• [Direction]
From the listing below, pull out the lines that hold "this".

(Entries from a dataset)
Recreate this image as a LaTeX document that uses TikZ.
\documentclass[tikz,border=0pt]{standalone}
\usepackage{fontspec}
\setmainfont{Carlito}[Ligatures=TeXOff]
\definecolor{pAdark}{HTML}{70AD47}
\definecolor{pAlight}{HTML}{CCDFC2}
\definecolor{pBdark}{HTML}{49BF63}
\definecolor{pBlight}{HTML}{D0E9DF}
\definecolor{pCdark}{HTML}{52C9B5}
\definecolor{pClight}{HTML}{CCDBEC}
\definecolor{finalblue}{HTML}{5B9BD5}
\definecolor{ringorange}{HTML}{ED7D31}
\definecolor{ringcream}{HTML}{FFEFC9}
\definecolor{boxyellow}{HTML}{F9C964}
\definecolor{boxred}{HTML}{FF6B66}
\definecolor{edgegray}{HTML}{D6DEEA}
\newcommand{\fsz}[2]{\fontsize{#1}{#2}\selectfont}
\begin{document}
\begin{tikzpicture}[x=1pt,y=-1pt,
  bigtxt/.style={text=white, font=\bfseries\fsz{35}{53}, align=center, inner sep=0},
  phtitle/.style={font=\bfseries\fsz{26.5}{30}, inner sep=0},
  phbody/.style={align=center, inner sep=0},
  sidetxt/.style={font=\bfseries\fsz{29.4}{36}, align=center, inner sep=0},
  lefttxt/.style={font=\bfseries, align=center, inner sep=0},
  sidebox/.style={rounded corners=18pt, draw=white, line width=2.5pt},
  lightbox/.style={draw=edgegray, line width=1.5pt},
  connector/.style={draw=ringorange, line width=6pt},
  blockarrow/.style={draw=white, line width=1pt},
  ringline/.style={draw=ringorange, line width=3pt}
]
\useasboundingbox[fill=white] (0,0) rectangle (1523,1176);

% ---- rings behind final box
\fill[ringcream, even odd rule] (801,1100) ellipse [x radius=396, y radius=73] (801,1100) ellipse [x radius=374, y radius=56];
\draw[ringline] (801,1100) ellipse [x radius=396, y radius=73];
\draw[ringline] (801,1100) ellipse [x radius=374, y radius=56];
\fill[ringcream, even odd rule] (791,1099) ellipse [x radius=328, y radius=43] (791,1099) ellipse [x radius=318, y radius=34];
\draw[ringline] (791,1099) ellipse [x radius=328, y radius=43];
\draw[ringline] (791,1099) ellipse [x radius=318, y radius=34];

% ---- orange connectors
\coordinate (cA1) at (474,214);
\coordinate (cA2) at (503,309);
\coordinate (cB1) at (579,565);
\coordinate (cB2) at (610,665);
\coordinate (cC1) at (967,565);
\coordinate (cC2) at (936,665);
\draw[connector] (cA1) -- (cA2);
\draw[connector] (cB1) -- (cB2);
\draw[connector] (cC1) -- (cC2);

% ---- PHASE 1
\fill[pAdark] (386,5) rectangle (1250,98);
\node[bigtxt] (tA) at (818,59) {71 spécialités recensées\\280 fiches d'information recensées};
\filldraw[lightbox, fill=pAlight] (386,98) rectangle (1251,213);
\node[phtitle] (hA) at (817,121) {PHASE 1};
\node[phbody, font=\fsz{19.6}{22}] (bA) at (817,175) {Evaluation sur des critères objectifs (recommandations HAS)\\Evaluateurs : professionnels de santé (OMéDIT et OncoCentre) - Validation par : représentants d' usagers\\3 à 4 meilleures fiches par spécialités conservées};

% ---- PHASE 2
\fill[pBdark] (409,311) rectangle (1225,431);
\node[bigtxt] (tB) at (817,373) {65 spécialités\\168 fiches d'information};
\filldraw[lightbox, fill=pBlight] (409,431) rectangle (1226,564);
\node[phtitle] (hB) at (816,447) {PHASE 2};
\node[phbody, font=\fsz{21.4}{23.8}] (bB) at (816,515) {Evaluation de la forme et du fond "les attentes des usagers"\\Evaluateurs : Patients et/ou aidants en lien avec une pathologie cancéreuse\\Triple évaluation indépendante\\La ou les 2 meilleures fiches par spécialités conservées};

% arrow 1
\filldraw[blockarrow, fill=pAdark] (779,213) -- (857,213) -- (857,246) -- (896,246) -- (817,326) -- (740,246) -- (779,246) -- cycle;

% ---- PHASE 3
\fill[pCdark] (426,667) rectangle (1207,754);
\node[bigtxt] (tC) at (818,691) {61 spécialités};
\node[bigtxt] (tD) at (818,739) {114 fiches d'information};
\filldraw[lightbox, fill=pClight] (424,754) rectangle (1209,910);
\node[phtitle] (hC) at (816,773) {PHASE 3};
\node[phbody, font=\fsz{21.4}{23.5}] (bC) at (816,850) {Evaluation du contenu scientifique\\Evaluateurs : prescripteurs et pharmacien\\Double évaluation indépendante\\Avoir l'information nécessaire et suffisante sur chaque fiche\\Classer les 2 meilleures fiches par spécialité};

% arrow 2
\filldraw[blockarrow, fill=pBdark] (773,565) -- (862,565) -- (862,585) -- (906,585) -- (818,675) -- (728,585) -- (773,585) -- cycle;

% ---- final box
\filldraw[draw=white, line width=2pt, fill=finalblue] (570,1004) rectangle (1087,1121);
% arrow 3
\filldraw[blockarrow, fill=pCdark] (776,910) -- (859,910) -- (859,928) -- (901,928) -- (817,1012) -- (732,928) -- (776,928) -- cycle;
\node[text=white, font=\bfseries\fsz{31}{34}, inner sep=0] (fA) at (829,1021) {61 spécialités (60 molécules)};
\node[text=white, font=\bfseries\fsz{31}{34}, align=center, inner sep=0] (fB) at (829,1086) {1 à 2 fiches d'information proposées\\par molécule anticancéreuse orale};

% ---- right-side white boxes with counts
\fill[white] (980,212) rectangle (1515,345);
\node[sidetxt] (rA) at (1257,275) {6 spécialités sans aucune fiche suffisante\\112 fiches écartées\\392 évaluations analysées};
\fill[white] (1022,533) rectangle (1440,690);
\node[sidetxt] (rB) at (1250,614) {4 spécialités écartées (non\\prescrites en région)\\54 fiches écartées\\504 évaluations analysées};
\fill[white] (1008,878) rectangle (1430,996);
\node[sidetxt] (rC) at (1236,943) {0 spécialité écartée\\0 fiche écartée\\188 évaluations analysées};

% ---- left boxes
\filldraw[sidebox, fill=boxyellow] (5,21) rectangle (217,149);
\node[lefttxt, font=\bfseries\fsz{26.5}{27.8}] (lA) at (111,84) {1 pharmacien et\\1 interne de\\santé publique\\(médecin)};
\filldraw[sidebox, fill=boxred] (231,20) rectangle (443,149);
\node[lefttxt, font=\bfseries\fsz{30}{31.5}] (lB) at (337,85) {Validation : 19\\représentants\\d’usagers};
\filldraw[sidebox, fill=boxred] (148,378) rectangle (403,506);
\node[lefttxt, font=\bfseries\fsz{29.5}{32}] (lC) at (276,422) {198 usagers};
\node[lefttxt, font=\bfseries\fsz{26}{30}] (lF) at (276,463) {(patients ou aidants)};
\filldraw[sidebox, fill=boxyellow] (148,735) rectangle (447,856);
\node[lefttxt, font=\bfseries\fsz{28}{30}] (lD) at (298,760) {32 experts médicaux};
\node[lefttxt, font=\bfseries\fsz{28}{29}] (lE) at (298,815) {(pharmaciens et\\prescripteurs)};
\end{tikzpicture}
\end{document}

==

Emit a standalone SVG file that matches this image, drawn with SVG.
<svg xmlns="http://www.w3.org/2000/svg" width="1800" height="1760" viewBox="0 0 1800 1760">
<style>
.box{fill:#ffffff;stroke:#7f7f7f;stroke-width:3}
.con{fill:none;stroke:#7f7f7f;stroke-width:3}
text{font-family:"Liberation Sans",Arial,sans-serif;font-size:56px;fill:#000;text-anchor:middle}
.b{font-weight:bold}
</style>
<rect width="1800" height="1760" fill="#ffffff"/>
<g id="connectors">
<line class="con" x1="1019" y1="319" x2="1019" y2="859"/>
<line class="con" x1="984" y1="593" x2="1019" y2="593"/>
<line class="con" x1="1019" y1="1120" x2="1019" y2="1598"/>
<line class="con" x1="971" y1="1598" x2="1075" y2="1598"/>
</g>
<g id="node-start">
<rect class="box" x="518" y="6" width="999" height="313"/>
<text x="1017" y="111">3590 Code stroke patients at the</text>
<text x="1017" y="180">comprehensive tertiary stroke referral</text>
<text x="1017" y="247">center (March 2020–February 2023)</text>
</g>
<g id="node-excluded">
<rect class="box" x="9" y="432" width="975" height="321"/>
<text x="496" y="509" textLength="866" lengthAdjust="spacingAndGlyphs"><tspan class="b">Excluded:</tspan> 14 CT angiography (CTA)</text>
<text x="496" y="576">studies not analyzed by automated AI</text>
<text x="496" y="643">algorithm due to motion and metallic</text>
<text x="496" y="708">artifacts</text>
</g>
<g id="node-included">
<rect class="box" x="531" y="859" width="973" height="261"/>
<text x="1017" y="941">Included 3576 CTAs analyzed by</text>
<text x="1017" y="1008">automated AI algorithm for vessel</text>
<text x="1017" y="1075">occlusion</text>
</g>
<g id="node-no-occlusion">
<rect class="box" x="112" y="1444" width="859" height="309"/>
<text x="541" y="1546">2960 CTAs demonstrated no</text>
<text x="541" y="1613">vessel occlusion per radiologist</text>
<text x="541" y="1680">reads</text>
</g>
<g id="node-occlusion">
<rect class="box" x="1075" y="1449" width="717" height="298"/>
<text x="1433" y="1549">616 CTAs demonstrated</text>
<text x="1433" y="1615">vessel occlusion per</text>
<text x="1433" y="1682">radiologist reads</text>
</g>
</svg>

---

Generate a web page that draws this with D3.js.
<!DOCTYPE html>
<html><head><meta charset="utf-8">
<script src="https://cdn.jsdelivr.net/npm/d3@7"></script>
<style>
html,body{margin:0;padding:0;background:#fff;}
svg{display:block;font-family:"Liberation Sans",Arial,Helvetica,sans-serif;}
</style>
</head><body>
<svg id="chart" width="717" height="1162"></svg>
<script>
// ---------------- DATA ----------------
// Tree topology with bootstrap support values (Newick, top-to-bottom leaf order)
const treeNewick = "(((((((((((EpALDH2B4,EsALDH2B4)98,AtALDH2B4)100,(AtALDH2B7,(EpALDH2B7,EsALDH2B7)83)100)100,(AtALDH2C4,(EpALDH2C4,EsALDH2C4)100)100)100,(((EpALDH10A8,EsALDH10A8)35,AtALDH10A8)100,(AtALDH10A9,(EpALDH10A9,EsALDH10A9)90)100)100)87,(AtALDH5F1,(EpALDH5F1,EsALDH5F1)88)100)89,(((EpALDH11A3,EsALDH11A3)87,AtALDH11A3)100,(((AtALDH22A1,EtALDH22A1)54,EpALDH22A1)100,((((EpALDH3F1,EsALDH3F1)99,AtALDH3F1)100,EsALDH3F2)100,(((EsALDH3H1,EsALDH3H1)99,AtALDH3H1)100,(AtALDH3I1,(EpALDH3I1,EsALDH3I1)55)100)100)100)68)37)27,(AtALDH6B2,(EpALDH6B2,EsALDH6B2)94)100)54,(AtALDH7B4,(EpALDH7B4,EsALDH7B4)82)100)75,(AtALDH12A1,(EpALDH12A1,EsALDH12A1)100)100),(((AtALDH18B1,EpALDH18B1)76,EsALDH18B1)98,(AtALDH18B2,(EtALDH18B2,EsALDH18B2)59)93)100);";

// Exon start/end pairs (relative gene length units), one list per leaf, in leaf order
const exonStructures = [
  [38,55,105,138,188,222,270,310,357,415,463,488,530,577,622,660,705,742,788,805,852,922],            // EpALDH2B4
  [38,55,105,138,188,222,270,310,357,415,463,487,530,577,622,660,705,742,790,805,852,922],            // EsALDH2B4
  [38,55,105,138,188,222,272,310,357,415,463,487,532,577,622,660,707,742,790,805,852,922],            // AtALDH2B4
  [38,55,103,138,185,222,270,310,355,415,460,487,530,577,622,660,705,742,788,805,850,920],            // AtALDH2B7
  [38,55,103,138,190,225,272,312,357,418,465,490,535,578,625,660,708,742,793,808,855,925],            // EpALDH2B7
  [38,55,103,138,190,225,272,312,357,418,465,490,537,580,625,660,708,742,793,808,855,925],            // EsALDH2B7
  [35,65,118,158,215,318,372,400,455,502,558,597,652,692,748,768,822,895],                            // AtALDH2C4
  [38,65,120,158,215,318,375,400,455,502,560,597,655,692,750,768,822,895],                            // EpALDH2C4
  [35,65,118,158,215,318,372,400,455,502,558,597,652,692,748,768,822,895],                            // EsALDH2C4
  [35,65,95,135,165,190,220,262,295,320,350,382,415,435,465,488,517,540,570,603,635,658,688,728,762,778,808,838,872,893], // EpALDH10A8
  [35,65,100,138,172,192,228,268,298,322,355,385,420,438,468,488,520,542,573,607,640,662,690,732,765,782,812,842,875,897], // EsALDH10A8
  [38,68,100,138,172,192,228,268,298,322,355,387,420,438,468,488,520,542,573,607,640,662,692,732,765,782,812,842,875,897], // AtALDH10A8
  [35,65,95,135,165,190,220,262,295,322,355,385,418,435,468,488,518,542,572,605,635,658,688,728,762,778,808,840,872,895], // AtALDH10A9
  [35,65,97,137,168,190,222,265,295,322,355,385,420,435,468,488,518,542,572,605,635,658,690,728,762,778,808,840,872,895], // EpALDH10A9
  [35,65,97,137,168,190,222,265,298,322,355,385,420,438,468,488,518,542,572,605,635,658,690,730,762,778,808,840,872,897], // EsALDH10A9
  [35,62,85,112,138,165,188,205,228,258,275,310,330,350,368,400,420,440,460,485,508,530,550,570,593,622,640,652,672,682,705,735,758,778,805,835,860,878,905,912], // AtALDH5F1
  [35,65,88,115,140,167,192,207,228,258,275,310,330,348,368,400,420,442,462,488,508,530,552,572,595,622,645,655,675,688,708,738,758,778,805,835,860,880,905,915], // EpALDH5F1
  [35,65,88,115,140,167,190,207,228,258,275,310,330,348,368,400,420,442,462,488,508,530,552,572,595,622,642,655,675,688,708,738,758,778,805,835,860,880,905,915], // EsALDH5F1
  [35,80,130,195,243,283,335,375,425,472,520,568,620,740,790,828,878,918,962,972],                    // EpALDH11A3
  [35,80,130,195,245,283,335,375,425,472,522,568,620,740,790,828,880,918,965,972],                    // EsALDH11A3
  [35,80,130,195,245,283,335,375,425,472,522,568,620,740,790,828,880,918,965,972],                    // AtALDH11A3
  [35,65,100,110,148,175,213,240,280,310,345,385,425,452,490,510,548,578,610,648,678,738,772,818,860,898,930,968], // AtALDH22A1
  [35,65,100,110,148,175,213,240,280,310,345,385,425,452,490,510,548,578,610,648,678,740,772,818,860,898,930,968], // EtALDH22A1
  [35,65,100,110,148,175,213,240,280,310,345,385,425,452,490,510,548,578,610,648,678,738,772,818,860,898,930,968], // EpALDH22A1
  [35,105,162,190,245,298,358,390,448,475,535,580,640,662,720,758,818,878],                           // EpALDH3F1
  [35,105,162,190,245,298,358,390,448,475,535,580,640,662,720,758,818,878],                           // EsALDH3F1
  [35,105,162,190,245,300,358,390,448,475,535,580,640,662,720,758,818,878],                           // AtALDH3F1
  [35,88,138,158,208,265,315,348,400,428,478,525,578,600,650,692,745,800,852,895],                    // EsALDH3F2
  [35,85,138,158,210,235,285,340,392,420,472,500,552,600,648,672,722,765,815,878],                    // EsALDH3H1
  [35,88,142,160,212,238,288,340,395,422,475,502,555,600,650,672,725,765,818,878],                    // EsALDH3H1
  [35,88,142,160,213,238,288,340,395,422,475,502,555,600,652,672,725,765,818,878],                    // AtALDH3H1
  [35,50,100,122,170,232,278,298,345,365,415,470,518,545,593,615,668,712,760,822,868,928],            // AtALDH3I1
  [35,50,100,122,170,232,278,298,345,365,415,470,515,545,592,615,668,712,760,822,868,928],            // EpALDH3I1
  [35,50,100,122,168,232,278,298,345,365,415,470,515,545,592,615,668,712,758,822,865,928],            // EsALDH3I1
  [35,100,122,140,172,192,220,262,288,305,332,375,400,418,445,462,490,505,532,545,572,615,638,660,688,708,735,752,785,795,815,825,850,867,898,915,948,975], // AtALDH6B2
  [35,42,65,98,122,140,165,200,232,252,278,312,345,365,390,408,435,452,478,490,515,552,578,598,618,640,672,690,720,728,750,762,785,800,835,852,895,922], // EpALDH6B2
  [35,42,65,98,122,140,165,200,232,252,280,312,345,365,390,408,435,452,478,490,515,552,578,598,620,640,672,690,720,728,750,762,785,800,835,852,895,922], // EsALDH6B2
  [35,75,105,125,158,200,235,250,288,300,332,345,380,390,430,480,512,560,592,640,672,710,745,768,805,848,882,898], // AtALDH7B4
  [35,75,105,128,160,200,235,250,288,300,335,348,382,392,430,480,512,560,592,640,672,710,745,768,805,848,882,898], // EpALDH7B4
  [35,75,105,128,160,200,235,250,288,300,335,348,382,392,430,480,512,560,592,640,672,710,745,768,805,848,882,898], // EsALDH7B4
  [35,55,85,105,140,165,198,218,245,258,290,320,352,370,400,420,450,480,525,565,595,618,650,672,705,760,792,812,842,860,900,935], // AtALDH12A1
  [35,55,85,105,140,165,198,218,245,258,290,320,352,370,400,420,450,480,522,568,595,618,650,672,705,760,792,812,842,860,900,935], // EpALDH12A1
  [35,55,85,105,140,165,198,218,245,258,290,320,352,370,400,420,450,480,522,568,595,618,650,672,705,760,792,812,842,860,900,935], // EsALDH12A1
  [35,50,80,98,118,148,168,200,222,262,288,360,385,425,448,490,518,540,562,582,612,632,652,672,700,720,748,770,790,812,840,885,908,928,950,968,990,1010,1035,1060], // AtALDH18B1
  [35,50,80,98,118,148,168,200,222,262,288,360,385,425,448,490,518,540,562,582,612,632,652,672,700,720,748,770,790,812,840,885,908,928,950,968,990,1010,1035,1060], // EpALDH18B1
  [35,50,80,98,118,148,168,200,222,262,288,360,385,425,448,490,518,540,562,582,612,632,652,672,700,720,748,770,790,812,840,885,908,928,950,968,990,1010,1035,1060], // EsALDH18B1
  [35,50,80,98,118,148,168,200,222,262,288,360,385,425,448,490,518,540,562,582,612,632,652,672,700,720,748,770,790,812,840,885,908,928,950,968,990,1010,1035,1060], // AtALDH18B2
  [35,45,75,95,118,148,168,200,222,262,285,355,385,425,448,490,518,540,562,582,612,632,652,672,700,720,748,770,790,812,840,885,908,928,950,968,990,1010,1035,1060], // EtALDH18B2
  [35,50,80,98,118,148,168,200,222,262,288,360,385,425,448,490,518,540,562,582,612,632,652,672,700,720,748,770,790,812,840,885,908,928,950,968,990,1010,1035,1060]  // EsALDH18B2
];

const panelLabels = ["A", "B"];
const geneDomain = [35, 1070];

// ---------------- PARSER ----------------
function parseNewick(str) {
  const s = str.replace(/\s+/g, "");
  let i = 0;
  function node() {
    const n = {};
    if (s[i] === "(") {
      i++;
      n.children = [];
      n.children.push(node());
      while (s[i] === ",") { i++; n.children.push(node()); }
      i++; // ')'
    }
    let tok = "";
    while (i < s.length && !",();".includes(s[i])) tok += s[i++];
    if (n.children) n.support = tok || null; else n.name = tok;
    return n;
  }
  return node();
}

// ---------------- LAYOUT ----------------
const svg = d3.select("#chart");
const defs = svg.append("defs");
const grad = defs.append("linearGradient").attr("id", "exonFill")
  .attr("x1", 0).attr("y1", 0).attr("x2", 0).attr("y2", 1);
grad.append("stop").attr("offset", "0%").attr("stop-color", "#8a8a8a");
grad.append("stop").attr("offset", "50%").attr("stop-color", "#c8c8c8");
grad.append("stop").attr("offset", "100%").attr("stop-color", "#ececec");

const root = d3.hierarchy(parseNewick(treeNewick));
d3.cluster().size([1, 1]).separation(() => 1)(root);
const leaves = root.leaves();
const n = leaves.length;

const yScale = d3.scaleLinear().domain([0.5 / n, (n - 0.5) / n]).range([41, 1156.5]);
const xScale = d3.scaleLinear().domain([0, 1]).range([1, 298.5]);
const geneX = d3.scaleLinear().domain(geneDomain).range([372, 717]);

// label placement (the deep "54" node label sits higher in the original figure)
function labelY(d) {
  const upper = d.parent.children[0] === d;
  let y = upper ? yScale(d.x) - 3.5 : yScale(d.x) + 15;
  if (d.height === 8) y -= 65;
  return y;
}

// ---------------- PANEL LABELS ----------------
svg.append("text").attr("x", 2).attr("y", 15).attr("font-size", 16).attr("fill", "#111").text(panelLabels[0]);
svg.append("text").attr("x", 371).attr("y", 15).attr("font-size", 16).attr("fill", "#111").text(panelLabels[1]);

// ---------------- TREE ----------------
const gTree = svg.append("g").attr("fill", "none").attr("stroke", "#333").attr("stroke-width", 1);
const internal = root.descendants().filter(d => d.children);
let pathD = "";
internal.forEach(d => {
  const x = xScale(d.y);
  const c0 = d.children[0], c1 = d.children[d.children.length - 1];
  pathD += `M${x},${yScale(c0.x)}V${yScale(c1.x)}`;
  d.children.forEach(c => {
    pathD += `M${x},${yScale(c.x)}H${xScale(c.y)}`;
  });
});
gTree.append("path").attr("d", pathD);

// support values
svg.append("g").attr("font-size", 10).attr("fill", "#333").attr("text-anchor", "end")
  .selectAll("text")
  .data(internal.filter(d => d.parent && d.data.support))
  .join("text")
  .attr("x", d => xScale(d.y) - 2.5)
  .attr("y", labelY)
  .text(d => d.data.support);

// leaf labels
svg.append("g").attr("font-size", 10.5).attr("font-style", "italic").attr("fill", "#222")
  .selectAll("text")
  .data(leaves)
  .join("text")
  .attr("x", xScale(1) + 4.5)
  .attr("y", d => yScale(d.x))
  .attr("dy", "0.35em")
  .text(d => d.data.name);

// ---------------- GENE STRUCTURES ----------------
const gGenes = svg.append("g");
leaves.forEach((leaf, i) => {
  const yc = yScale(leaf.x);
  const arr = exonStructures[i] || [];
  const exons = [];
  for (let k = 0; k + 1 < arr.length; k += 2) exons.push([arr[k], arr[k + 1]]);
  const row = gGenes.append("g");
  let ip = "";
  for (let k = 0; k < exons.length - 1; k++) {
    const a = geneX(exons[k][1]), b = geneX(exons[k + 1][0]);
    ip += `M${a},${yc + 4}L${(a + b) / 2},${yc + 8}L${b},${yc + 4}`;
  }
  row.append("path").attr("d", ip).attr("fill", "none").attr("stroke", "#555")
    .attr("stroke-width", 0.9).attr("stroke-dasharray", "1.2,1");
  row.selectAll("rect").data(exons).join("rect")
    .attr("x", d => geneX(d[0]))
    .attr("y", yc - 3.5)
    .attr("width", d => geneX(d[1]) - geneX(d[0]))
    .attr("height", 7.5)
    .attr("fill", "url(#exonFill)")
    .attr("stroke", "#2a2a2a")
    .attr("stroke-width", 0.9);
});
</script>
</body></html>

• [Exercise result]
Recreate this image as a LaTeX document that uses TikZ.
Emit a standalone SVG file that matches this image, drawn with SVG.
Generate a web page that draws this with D3.js.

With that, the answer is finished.